Print them exactly: the lines from the beginning of the entries below through the line that contains "import * as echarts from 'echarts';", and only those, with the pictures left out.

── INPUT RECORDS ──

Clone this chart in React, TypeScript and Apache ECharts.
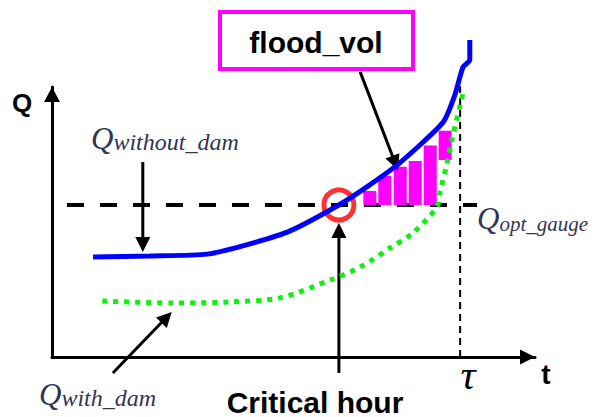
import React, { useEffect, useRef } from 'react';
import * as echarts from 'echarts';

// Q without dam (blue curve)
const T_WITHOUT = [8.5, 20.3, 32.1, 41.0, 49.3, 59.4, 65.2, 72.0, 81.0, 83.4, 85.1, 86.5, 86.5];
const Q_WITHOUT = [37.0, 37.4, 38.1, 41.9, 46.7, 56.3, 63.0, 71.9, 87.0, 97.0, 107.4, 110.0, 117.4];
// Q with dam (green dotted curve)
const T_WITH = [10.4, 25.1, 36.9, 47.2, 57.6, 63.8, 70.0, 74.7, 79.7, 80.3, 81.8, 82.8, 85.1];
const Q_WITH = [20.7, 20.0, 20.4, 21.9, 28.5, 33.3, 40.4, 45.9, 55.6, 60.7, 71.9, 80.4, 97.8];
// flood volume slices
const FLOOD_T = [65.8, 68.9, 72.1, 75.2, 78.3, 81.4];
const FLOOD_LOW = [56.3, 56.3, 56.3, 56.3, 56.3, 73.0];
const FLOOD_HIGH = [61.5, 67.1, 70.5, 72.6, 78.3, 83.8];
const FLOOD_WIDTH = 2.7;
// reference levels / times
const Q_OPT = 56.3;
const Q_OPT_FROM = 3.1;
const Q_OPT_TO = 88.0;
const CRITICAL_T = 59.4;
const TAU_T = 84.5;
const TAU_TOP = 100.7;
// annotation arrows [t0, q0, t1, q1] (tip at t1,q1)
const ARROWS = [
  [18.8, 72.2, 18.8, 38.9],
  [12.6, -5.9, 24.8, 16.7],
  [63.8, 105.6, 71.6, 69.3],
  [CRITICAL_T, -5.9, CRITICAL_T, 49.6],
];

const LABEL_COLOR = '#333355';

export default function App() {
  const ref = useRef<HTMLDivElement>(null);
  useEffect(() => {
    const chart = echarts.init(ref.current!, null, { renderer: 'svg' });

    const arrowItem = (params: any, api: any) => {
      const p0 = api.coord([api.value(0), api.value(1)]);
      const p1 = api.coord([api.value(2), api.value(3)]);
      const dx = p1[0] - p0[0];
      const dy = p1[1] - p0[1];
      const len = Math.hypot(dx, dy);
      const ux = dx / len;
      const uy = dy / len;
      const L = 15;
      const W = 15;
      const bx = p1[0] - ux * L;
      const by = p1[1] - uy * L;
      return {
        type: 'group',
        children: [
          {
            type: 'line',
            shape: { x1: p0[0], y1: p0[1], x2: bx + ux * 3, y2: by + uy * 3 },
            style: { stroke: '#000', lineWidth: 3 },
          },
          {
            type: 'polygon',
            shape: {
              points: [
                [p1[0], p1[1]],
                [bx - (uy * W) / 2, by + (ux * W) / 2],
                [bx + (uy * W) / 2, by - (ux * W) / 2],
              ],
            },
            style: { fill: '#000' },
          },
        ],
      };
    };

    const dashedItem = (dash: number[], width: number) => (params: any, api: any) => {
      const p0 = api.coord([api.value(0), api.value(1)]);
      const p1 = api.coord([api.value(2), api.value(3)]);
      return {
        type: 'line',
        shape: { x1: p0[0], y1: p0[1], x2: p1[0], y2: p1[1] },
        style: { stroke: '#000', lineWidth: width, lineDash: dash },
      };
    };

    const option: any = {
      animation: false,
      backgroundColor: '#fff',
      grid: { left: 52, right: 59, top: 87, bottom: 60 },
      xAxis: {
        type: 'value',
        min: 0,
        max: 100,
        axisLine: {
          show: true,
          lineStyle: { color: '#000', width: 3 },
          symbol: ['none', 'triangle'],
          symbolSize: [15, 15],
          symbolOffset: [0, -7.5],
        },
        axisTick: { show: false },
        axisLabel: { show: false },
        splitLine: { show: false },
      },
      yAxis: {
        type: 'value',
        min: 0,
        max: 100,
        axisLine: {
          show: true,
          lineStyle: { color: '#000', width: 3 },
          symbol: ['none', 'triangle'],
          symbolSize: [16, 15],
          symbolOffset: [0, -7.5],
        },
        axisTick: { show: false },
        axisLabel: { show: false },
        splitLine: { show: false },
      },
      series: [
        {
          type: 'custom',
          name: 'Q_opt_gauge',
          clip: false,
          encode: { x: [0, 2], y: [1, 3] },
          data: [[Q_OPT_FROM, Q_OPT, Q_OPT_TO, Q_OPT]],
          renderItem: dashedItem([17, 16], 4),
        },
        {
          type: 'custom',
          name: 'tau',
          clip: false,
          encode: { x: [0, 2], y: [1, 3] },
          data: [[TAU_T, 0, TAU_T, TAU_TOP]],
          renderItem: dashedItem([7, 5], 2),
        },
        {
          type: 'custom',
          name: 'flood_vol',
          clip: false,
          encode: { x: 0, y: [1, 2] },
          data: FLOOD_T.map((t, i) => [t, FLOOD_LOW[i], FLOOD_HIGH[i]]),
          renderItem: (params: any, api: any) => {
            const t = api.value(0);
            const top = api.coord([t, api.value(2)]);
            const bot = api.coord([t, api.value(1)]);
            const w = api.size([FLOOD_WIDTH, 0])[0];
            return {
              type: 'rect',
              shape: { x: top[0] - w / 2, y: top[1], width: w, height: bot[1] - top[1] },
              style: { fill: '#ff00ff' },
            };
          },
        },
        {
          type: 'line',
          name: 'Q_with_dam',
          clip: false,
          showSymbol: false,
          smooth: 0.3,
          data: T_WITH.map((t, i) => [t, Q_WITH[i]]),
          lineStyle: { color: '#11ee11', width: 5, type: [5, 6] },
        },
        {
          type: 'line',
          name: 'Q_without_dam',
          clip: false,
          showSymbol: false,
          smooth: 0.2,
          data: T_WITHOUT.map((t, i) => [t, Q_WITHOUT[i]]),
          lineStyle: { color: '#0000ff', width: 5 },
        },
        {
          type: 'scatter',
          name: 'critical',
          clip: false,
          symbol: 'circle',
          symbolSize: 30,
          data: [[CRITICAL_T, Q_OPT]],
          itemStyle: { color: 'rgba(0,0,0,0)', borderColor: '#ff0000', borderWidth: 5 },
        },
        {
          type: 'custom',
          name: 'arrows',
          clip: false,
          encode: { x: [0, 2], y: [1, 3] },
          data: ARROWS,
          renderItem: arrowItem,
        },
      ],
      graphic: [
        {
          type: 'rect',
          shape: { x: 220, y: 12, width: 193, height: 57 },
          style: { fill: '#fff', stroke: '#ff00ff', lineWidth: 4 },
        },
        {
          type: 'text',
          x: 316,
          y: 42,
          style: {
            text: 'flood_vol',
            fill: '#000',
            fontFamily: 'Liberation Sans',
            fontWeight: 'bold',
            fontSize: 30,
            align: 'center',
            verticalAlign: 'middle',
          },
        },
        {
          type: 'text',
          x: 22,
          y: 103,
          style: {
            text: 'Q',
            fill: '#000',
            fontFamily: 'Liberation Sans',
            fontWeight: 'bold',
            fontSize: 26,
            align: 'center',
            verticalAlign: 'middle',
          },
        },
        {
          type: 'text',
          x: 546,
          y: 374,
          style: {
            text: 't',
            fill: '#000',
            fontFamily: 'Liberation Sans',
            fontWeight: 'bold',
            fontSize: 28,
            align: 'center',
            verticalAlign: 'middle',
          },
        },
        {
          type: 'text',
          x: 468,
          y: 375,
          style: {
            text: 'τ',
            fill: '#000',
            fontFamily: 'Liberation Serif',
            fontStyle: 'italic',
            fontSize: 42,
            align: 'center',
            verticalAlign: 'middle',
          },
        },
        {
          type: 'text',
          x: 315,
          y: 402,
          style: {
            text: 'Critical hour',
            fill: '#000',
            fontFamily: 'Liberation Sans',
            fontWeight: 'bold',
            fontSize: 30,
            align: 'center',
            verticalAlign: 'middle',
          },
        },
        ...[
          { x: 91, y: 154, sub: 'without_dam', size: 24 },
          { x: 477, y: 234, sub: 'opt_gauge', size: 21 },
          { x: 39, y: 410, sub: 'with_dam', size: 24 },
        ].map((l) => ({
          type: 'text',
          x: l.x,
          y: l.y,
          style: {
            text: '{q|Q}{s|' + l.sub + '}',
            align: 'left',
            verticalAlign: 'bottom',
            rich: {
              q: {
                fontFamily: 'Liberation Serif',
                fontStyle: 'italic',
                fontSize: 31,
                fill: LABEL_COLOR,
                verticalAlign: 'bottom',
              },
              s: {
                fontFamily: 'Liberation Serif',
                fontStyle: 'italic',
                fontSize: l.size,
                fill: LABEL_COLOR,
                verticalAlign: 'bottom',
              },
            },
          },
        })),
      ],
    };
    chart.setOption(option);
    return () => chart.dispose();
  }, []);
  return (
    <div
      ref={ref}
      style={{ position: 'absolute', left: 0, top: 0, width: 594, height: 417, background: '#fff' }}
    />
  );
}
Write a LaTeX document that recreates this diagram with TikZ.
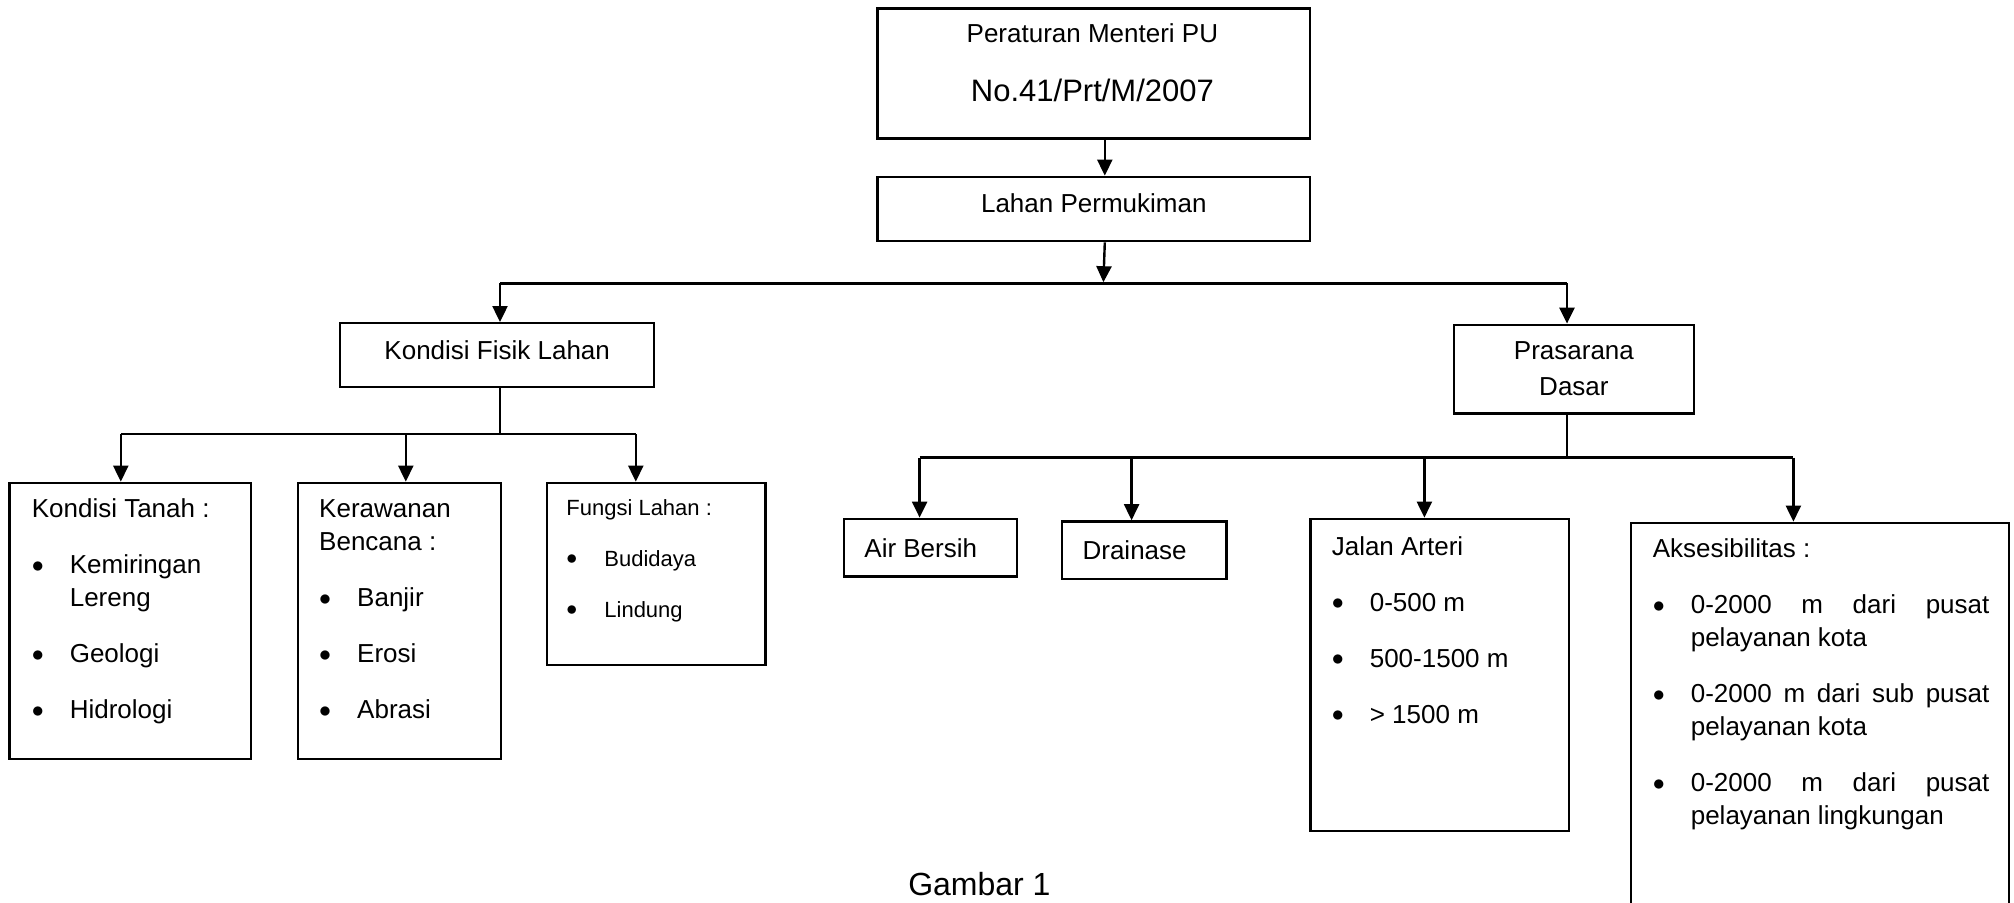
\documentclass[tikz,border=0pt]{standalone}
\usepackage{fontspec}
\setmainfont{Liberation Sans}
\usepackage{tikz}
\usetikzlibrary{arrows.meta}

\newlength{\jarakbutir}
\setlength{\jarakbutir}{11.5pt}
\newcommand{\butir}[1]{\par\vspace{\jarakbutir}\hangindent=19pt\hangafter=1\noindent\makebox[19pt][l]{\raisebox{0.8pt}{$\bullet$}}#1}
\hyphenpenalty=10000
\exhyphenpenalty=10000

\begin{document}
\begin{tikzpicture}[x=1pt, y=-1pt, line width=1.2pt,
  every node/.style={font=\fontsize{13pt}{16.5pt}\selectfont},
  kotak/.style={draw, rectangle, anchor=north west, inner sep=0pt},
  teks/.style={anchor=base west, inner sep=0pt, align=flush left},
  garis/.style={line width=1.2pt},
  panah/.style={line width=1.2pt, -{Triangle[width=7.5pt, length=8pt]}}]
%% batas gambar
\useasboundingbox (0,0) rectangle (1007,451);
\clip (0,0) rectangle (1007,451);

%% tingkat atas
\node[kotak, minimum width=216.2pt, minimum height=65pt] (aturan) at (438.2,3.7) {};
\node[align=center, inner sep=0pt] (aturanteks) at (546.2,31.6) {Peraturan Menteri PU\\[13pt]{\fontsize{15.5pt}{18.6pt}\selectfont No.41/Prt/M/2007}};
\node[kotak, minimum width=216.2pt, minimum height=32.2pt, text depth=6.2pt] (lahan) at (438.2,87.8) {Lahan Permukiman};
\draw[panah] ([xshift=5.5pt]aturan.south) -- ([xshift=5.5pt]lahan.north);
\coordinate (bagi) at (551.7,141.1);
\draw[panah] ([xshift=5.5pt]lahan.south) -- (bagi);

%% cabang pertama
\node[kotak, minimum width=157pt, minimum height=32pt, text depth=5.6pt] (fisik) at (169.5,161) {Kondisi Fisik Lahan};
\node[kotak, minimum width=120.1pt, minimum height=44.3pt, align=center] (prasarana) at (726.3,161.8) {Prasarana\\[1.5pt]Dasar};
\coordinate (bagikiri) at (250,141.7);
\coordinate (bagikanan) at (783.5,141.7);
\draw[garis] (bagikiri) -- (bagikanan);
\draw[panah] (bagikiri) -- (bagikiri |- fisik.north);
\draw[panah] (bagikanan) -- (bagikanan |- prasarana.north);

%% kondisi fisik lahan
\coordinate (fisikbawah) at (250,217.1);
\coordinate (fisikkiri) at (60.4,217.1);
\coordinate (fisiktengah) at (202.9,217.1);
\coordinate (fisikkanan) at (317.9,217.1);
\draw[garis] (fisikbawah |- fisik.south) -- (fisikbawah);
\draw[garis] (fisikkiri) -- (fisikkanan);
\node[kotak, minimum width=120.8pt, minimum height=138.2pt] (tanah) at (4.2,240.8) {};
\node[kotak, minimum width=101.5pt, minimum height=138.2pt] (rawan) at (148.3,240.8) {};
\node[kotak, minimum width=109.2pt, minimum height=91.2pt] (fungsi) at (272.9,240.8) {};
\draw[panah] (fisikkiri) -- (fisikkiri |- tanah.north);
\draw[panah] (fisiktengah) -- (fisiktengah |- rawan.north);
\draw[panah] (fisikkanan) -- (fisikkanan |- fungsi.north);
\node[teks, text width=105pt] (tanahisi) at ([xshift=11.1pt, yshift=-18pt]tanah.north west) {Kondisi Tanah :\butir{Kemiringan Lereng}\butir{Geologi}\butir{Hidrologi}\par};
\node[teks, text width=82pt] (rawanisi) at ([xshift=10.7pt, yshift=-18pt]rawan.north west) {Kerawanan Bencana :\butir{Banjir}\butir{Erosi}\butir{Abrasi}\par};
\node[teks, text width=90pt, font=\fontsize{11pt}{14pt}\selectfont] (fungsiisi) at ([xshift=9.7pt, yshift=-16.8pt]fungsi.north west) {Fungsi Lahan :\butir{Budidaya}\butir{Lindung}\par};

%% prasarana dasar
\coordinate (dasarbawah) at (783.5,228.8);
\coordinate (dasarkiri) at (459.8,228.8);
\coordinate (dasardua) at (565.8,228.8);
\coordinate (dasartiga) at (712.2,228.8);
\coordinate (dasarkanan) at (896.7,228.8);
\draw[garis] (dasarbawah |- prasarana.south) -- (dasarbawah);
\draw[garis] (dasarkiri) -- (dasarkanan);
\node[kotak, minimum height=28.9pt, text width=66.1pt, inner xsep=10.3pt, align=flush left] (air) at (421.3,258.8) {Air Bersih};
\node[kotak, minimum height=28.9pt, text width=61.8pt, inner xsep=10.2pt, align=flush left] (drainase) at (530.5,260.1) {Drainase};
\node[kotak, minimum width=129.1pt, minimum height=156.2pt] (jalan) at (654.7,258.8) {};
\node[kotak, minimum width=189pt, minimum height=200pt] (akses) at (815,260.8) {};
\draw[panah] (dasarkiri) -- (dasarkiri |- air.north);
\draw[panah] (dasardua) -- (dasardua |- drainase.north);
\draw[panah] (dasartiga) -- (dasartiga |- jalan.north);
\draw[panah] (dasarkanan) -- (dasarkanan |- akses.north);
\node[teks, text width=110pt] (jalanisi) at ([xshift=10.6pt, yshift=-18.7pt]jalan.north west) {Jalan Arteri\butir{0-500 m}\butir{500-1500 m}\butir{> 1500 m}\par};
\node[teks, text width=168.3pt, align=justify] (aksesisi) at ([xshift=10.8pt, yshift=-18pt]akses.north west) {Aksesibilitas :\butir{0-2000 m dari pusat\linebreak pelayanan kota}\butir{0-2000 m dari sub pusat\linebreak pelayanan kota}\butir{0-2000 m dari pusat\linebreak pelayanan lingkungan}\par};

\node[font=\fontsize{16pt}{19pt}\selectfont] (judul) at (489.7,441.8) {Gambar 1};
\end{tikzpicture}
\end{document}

───

RESULT OF THE EXERCISE:
Clone this chart in React, TypeScript and Apache ECharts.
import React, { useEffect, useRef } from 'react';
import * as echarts from 'echarts';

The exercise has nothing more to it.